Lego Rock Band Review

When a music game gets released whose title names the band in which said game will focus on, it can be easy to guess the style and the general nature of the game. The Beatles Rock Band for example looked as if it was going to deliver the ultimate Beatles experience, and it did so in a spectacular way.

But when games go naming themselves something a bit more mysterious such as Lego Rock Band, it can be difficult to discern just from speculation alone what the game may involve. The very fact that the publishers secured licensing particulars with such an omnipresent household name should alone convince you to expect something quite spectacular here, and you are righto have these expectations. To an extent.

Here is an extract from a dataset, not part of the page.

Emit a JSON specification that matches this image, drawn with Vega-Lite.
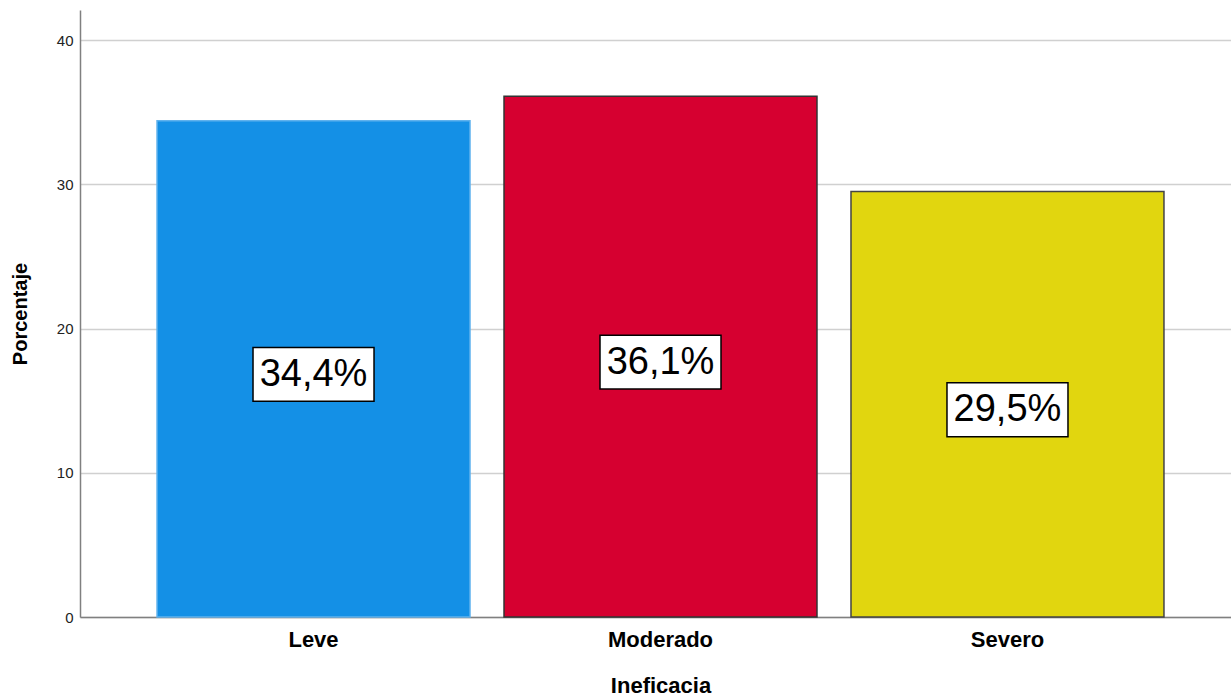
{
  "$schema": "https://vega.github.io/schema/vega-lite/v6.json",
  "autosize": "none",
  "width": 1161,
  "height": 607,
  "padding": {"left": 80, "top": 10, "right": 0, "bottom": 79},
  "background": "white",
  "config": {
    "view": {"stroke": null},
    "font": "Liberation Sans"
  },
  "data": {
    "values": [
      {"nivel": "Leve", "porcentaje": 34.4, "etiqueta": "34,4%"},
      {"nivel": "Moderado", "porcentaje": 36.1, "etiqueta": "36,1%"},
      {"nivel": "Severo", "porcentaje": 29.5, "etiqueta": "29,5%"}
    ]
  },
  "transform": [{"calculate": "datum.porcentaje / 2", "as": "mitad"}],
  "encoding": {
    "x": {
      "field": "nivel",
      "type": "nominal",
      "sort": null,
      "scale": {"paddingInner": 0.098, "paddingOuter": 0.222},
      "axis": {
        "title": "Ineficacia",
        "titleFont": "Liberation Sans",
        "titleFontSize": 22,
        "titleFontWeight": "bold",
        "titleColor": "#000000",
        "titlePadding": 25,
        "labelAngle": 0,
        "labelFont": "Liberation Sans",
        "labelFontSize": 22,
        "labelFontWeight": "bold",
        "labelColor": "#000000",
        "labelPadding": 12,
        "ticks": false,
        "domainColor": "#808080",
        "domainWidth": 1.5,
        "grid": false
      }
    }
  },
  "layer": [
    {
      "mark": {"type": "bar", "strokeWidth": 1.5},
      "encoding": {
        "y": {
          "field": "porcentaje",
          "type": "quantitative",
          "scale": {"domain": [0, 42.08], "nice": false},
          "axis": {
            "title": "Porcentaje",
            "titleFont": "Liberation Sans",
            "titleFontSize": 20,
            "titleFontWeight": "bold",
            "titleColor": "#000000",
            "titlePadding": 26,
            "values": [0, 10, 20, 30, 40],
            "labelFont": "Liberation Sans",
            "labelFontSize": 15,
            "labelColor": "#222222",
            "labelPadding": 7,
            "ticks": false,
            "domainColor": "#808080",
            "domainWidth": 1.5,
            "grid": true,
            "gridColor": "#d0d0d0",
            "gridWidth": 1.5
          }
        },
        "color": {
          "field": "nivel",
          "type": "nominal",
          "scale": {"domain": ["Leve", "Moderado", "Severo"], "range": ["#1490E6", "#D60030", "#E1D60F"]},
          "legend": null
        },
        "stroke": {
          "field": "nivel",
          "type": "nominal",
          "scale": {"domain": ["Leve", "Moderado", "Severo"], "range": ["#5FB2EE", "#333333", "#444444"]},
          "legend": null
        }
      }
    },
    {
      "mark": {
        "type": "point",
        "shape": "M-1,-0.446H1V0.446H-1Z",
        "size": 14641,
        "filled": true,
        "fill": "#ffffff",
        "stroke": "#000000",
        "strokeWidth": 1.5,
        "opacity": 1,
        "yOffset": 5.5
      },
      "encoding": {
        "y": {"field": "mitad", "type": "quantitative", "scale": {"domain": [0, 42.08], "nice": false}}
      }
    },
    {
      "mark": {
        "type": "text",
        "font": "Liberation Sans",
        "fontSize": 38,
        "color": "#000000",
        "baseline": "middle",
        "align": "center",
        "yOffset": 6
      },
      "encoding": {
        "y": {"field": "mitad", "type": "quantitative", "scale": {"domain": [0, 42.08], "nice": false}},
        "text": {"field": "etiqueta"}
      }
    }
  ]
}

Though most will already know the procedure here, it may be worth explaining for the less experienced out there that all Rock band games involve using a variety of fake plastic instruments with buttons on that replicate the instrument you’re playing on screen, possessing buttons that music tapped and drums that must be bashed along with the music. Songs play and the highway-like interface on the screen indicated which notes must be played/hit at what time and you are graded in your (or your makeshift band’s) ability to play accurately and in time with the music. This is how music games like this have always worked and it is a pretty solid and unchanging formula. It is worth mentioning that although this is a standalone game, there were no bundle packs released for Lego Rock Band, so the Rock Band instruments must be bought separately if you don’t already own them.

The gameplay of Lego Rock Band is itself unchanged from that of Rock Band 2, but what differentiates it is of course the funny lego-centric overhaul of pretty much the entire visual aspect of the game. Everything from the surroundings to the very characters you play is dipped in Lego and blown up on the screen for your enjoyment. The difficulty level has definitely decreased, lowering the threshold for hitting notes and scoring highly on songs compared to Rock Band 2. Everything has simply been made even more family-friendly than it was before, which is really the selling point of this game: families just love Lego, and they love to get together an appreciate musical games that are presented in the style of Lego as well.

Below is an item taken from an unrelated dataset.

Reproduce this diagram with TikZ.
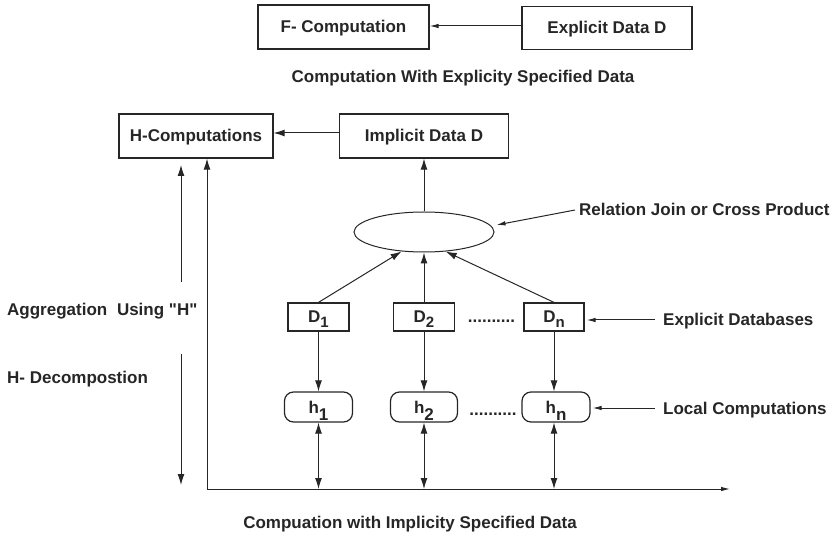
\documentclass[tikz,border=0pt]{standalone}
\usepackage{fontspec}
\setmainfont{Liberation Sans}[Ligatures=TeXOff]
\usetikzlibrary{shapes.geometric, arrows.meta, positioning}

\newcommand{\dsub}[1]{\raisebox{-4.5pt}{\fontsize{15}{15}\selectfont #1}}
\newcommand{\hsub}[1]{\raisebox{-7pt}{#1}}

\begin{document}
\begin{tikzpicture}[x=1pt, y=-1pt,
  font=\fontsize{17}{20}\selectfont\bfseries, color=black!85,
  box/.style={draw, line width=1.2pt, minimum height=44pt, inner sep=0pt,
              text height=12pt, text depth=0pt},
  dbox/.style={draw, line width=1.2pt, minimum width=61pt, minimum height=28pt,
               inner sep=0pt, text height=12pt, text depth=0pt},
  hbox/.style={draw, line width=1.2pt, rounded corners=9pt, minimum width=68pt,
               minimum height=30pt, inner sep=0pt, text height=12pt, text depth=0pt},
  lbl/.style={inner sep=0pt, text height=12pt, text depth=0pt},
  arr/.style={-{Latex[length=11pt, width=7pt]}, line width=1pt},
  darr/.style={{Latex[length=11pt, width=7pt]}-{Latex[length=11pt, width=7pt]}, line width=1pt},
  thin/.style={-{Latex[length=9pt, width=4.5pt]}, line width=1pt}]
\useasboundingbox (0,0) rectangle (835,534);

% explicitly specified data
\node[box, minimum width=171pt] (fcomp) at (343.5,27) {F- Computation};
\node[box, minimum width=170pt, minimum height=43pt] (expl) at (607,28) {Explicit Data D};
\node[lbl] (capexpl) at (463,77) {Computation With Explicity Specified Data};
\draw[thin] ([yshift=2pt]expl.west) -- ([yshift=2pt]expl.west -| fcomp.east);

% implicitly specified data
\node[box, minimum width=154pt] (hcomp) at (196,136) {H-Computations};
\node[box, minimum width=169pt] (impl) at (424,136) {Implicit Data D};
\node[draw, ellipse, line width=1pt, minimum width=140pt, minimum height=40pt,
      inner sep=0pt] (join) at (424,232) {};
\node[lbl, anchor=west] (joinlbl) at (579,210) {Relation Join or Cross Product};

\node[dbox] (d1) at (318.5,317) {D\dsub{1}};
\node[dbox] (d2) at (424,317) {D\dsub{2}};
\node[dbox, minimum width=60pt] (dn) at (554,317) {D\dsub{n}};
\node[lbl] (ddots) at (491.5,317) {..........};
\node[lbl, anchor=west] (dblbl) at (663,320) {Explicit Databases};

\node[hbox] (h1) at (318.5,407) {h\hsub{1}};
\node[hbox, minimum width=67pt] (h2) at (424,407) {h\hsub{2}};
\node[hbox] (hn) at (556,407) {h\hsub{n}};
\node[lbl] (hdots) at (493,409) {..........};
\node[lbl, anchor=west] (loclbl) at (663,408) {Local Computations};

\node[lbl, anchor=west] (agg) at (7,310) {Aggregation\hspace{5pt} Using "H"};
\node[lbl, anchor=west] (hdec) at (7,378) {H- Decompostion};
\node[lbl] (capimpl) at (410,522) {Compuation with Implicity Specified Data};

\coordinate (org) at (207,489);
\coordinate (xend) at (730,489);
\coordinate (aggfrom) at (181,282);
\coordinate (aggto) at (181,165);
\coordinate (decfrom) at (181,354);
\coordinate (decto) at (181,485);

% connectors
\draw[arr] ([yshift=3pt]impl.west) -- ([yshift=3pt]impl.west -| hcomp.east);
\draw[arr] (join.north) -- (impl.south);
\draw[thin] ([xshift=-4pt]joinlbl.west) -- ([shift={(2pt,7pt)}]join.east);
\draw[arr] (d1.north) -- (join.221);
\draw[arr] (d2.north) -- (join.south);
\draw[arr] (dn.north) -- (join.318);
\draw[thin] ([xshift=-8pt]dblbl.west) -- ([xshift=2pt]dblbl.west -| dn.east);
\draw[arr] (d1.south) -- (h1.north);
\draw[arr] (d2.south) -- (h2.north);
\draw[arr] (dn.south) -- (dn.south |- hn.north);
\draw[thin] ([xshift=-8pt]loclbl.west) -- ([xshift=2pt]loclbl.west -| hn.east);
\draw[darr] (h1.south) -- (h1.south |- org);
\draw[darr] (h2.south) -- (h2.south |- org);
\draw[darr] (dn.south |- hn.south) -- (dn.south |- org);

% axes
\draw[arr] (org) -- (org |- hcomp.south);
\draw[thin] (org) -- (xend);
\draw[arr] (aggfrom) -- (aggto);
\draw[arr] (decfrom) -- (decto);
\end{tikzpicture}
\end{document}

The environments that you get to play in are also a little more exciting than the previous Rock Band and more typical of those you see in the Lego-based video games. Castles and Hanted Houses are among the different venues you will play, which are all modelled on the real-life Lego sets and are just as cute and adorable as them as well. Playing as Lego versions of famous musicians such as Freddie Mercury is a fun experience and reminds you why Lego is so fun in the first place. The track list of the game also has somewhat of an eclectix mix of styles and features bands that range from the heaviness of Korn to the lighter stylings of Lostprophets, The Kooks, Tom Petty, and Foo Fighters. There’s something for everyone here, with 45 tracks in total to play through and rock out with.

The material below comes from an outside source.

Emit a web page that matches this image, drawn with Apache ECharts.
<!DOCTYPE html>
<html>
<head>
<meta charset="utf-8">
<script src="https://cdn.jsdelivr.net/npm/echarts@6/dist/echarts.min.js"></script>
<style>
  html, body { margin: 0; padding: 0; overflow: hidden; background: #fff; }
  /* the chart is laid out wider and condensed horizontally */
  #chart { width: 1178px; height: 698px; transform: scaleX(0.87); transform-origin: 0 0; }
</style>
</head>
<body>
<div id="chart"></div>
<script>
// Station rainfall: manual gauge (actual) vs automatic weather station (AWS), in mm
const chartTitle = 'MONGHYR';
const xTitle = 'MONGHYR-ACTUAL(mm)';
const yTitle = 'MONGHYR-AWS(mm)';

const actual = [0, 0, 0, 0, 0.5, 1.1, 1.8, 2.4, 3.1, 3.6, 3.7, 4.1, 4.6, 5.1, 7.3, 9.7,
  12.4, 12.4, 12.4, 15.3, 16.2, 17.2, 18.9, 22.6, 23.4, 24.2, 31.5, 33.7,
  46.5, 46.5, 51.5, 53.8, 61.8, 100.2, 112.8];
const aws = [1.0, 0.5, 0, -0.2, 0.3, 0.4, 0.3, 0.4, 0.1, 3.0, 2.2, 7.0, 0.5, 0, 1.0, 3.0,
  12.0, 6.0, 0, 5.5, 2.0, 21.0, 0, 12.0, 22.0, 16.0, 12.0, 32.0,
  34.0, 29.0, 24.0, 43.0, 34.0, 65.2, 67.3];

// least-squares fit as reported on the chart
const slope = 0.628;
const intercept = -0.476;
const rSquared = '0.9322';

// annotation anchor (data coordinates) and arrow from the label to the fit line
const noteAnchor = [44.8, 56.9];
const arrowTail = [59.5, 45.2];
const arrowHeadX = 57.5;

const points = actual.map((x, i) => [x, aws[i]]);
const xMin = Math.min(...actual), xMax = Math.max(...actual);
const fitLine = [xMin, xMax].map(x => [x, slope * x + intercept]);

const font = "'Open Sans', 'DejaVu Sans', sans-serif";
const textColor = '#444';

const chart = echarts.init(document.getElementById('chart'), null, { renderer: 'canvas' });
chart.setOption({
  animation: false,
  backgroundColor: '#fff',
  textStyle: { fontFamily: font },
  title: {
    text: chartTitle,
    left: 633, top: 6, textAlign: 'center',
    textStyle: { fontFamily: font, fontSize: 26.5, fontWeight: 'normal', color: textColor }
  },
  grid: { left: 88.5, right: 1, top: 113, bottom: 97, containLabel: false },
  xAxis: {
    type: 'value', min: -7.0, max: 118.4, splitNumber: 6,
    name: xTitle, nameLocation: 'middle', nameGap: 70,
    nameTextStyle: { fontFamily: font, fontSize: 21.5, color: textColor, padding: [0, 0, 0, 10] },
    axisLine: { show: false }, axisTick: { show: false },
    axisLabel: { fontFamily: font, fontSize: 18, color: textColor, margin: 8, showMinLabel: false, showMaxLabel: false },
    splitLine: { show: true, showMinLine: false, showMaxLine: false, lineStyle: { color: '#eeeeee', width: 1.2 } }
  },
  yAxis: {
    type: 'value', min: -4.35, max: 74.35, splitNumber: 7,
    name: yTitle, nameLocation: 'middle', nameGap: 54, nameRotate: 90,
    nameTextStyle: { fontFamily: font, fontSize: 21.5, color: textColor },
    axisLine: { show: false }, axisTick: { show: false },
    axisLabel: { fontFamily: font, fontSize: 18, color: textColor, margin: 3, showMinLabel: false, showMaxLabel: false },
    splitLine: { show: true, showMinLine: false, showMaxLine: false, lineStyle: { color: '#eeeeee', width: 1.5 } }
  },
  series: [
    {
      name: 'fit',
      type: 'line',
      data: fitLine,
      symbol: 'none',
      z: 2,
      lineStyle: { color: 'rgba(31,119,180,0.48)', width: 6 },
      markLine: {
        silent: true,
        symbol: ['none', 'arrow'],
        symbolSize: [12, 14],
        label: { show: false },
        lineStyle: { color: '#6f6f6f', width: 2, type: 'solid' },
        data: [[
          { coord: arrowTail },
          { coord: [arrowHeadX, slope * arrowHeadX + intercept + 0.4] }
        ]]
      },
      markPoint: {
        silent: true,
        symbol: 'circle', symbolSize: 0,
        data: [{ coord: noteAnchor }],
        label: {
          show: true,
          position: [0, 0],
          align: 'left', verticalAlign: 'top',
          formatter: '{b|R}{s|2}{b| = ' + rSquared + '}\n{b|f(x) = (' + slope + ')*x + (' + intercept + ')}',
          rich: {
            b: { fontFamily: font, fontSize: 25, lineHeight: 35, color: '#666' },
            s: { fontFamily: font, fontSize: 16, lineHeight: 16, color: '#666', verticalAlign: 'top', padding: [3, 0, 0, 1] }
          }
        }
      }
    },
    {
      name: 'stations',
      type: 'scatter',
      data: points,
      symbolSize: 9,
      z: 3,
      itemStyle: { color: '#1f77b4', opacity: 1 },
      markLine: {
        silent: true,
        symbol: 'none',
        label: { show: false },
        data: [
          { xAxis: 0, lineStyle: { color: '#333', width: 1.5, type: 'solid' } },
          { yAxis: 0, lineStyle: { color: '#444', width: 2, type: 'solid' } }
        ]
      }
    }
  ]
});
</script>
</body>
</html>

Lego Rock band is indeed a fantastic game for the younger generation out there that like the look of things that are Lego-shaped, but for Wii users their experience is restricted since you cannot access and downloadable content whatsoever. Even for the PS3 and Xbox 360, the game is still just Rock Band 2 with a super-easy mode, new tracks, and a Lego skin. Still, it is a fun experience and a fantastic music game in spite of it being a bit short of truly new content or innovative features.